By default, if you ODS Graphics is enabled and you do not specify the PLOTS= option, then the UNIVAR statement creates a histogram overlaid with a kernel density estimate. If you specify the PLOTS= option, you get only the requested plots.

If you specify more than one variable in the UNIVAR statement, the DENSITYOVERLAY keyword overlays the density curves for all the variables on a single plot. The other keywords each produce a separate plot for every variable listed in the UNIVAR statement.

SJPIMAX=number

specifies the maximum grid value in determining the Sheather-Jones plug-in bandwidth. The default value is two times the oversmoothed estimate.

SJPIMIN=number

specifies the minimum grid value in determining the Sheather-Jones plug-in bandwidth. The default value is the maximum value divided by 18.

SJPINUM=number

specifies the number of grid values used in determining the Sheather-Jones plug-in bandwidth. The default is 21.

SJPITOL=number

specifies the tolerance for termination of the bisection algorithm used in computing the Sheather-Jones plug-in bandwidth. The default value is 0.001.

UNISTATS

produces a table for each variable containing standard univariate statistics and the bandwidth used to compute its kernel density estimate. The statistics listed are the mean, variance, standard deviation, range, and interquartile range.

Examples

Suppose you have the variables x1, x2, x3, and x4 in the SAS data set MyData. You can request a univariate kernel density estimate for each of these variables with the following statements:

proc kde data=MyData; 
   univar x1 x2 x3 x4;
run;

You can also specify different bandwidths and other options for each variable.
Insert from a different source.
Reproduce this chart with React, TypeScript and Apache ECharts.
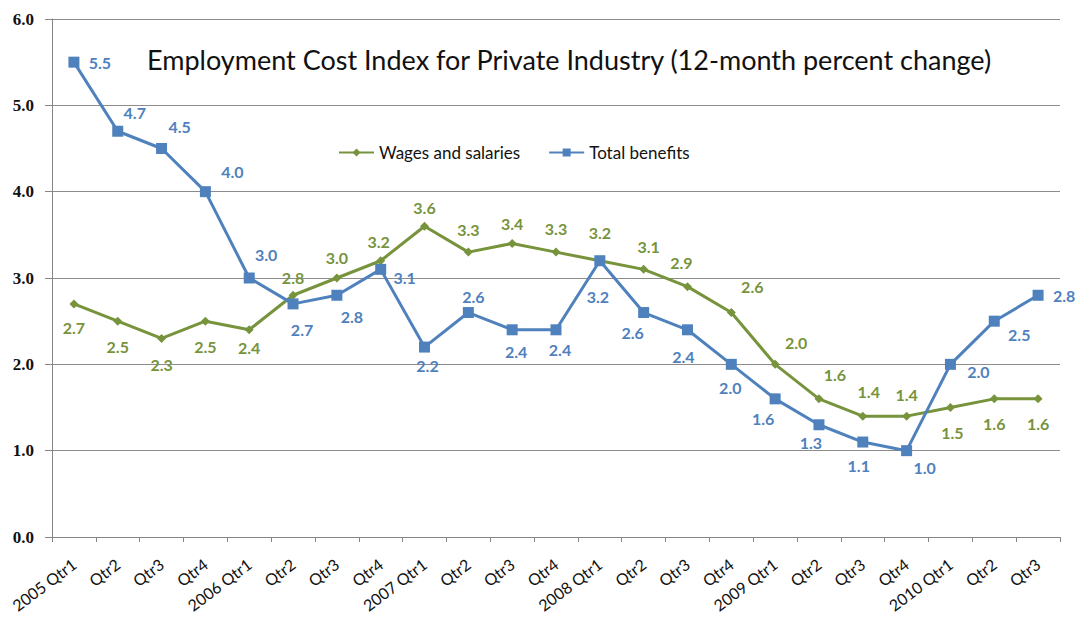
import React, { useEffect, useRef } from "react";
import * as echarts from "echarts";

const categories = [
  "2005 Qtr1", "Qtr2", "Qtr3", "Qtr4",
  "2006 Qtr1", "Qtr2", "Qtr3", "Qtr4",
  "2007 Qtr1", "Qtr2", "Qtr3", "Qtr4",
  "2008 Qtr1", "Qtr2", "Qtr3", "Qtr4",
  "2009 Qtr1", "Qtr2", "Qtr3", "Qtr4",
  "2010 Qtr1", "Qtr2", "Qtr3",
];

const wagesAndSalaries = [
  2.7, 2.5, 2.3, 2.5, 2.4, 2.8, 3.0, 3.2, 3.6, 3.3, 3.4, 3.3,
  3.2, 3.1, 2.9, 2.6, 2.0, 1.6, 1.4, 1.4, 1.5, 1.6, 1.6,
];

const totalBenefits = [
  5.5, 4.7, 4.5, 4.0, 3.0, 2.7, 2.8, 3.1, 2.2, 2.6, 2.4, 2.4,
  3.2, 2.6, 2.4, 2.0, 1.6, 1.3, 1.1, 1.0, 2.0, 2.5, 2.8,
];

const yTicks = [0, 1, 2, 3, 4, 5, 6];

const TITLE = "Employment Cost Index for Private Industry (12-month percent change)";
const SERIES_NAMES = ["Wages and salaries", "Total benefits"];

// label placement (pixel offsets from each point)
const wageLabelOffsets: number[][] = [
  [0, 24], [0, 25], [0, 26], [0, 25], [0, 18], [0, -18], [0, -21], [-2, -19],
  [0, -19], [0, -23], [0, -20], [0, -24], [0, -28], [5, -23], [-6, -24],
  [21, -26], [21, -22], [16, -24], [6, -25], [0, -22], [2, 25], [0, 25], [0, 25],
];
const benefitLabelOffsets: number[][] = [
  [26, 0], [17, -19], [18, -22], [27, -20], [17, -24], [9, 26], [15, 21], [24, 8],
  [3, 18], [5, -16], [4, 22], [4, 20], [-2, 36], [-11, 20], [-4, 27],
  [-1, 23], [-12, 20], [-8, 18], [-4, 23], [18, 17], [28, 7], [25, 13], [26, 0],
];

const GREEN = "#77933C";
const BLUE = "#4F81BD";

export default function App() {
  const ref = useRef<HTMLDivElement>(null);
  useEffect(() => {
    if (!ref.current) return;
    const chart = echarts.init(ref.current, undefined, { renderer: "svg" });
    const labelBase = {
      show: true,
      position: "inside",
      fontFamily: "Lato",
      fontSize: 16,
      fontWeight: "bold",
      formatter: (p: any) => Number(p.value).toFixed(1),
    };
    chart.setOption({
      animation: false,
      backgroundColor: "#ffffff",
      title: {
        text: TITLE,
        left: 142,
        top: 41,
        textStyle: {
          fontFamily: "Lato",
          fontSize: 27,
          fontWeight: "normal",
          color: "#111111",
        },
      },
      legend: {
        left: 333,
        top: 139,
        itemWidth: 35,
        itemHeight: 10,
        itemGap: 28,
        data: SERIES_NAMES,
        textStyle: { fontFamily: "Lato", fontSize: 17, color: "#111111" },
      },
      grid: {
        left: 52,
        right: 15,
        top: 19,
        bottom: 82,
        containLabel: false,
        outerBoundsMode: "none",
      },
      xAxis: {
        type: "category",
        data: categories,
        boundaryGap: true,
        axisLine: { lineStyle: { color: "#868686", width: 1 } },
        axisTick: { show: true, length: 5, alignWithLabel: false, lineStyle: { color: "#868686" } },
        axisLabel: {
          interval: 0,
          rotate: 37,
          margin: 25,
          fontFamily: "Lato",
          fontSize: 16,
          color: "#111111",
        },
      },
      yAxis: {
        type: "value",
        min: yTicks[0],
        max: yTicks[yTicks.length - 1],
        interval: 1,
        axisLine: { show: true, lineStyle: { color: "#868686", width: 1 } },
        axisTick: { show: true, inside: false, length: 7, lineStyle: { color: "#868686" } },
        splitLine: { show: true, lineStyle: { color: "#8c8c8c", width: 1 } },
        axisLabel: {
          margin: 18,
          fontFamily: "Liberation Serif",
          fontWeight: "bold",
          fontSize: 17,
          color: "#111111",
          formatter: (v: number) => v.toFixed(1),
        },
      },
      series: [
        {
          name: SERIES_NAMES[0],
          type: "line",
          data: wagesAndSalaries.map((v, i) => ({
            value: v,
            label: { offset: wageLabelOffsets[i] },
          })),
          color: GREEN,
          symbol: "diamond",
          symbolSize: 9,
          lineStyle: { color: GREEN, width: 3 },
          itemStyle: { color: GREEN },
          label: { ...labelBase, color: GREEN },
          z: 3,
        },
        {
          name: SERIES_NAMES[1],
          type: "line",
          data: totalBenefits.map((v, i) => ({
            value: v,
            label: { offset: benefitLabelOffsets[i] },
          })),
          color: BLUE,
          symbol: "rect",
          symbolSize: 11,
          lineStyle: { color: BLUE, width: 3 },
          itemStyle: { color: BLUE },
          label: { ...labelBase, color: BLUE },
          z: 4,
        },
      ],
    });
    return () => chart.dispose();
  }, []);
  return (
    <div
      ref={ref}
      style={{ position: "fixed", left: 0, top: 0, width: 1075, height: 619, background: "#fff" }}
    />
  );
}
For example, the following statements request kernel density estimates that use Silverman’s rule of thumb (SROT) method for all variables:

proc kde data=MyData; 
   univar x1 (bwm=2) 
          x2 (bwm=0.5 ngrid=100)
          x3 x4 / ngrid=200 method=srot;
run;

The option NGRID=200 applies to the variables x1, x3, and x4, but the v-option NGRID=100 is applied to x2. Bandwidth multipliers of 2 and 0.5 are specified for the variables x1 and x2, respectively.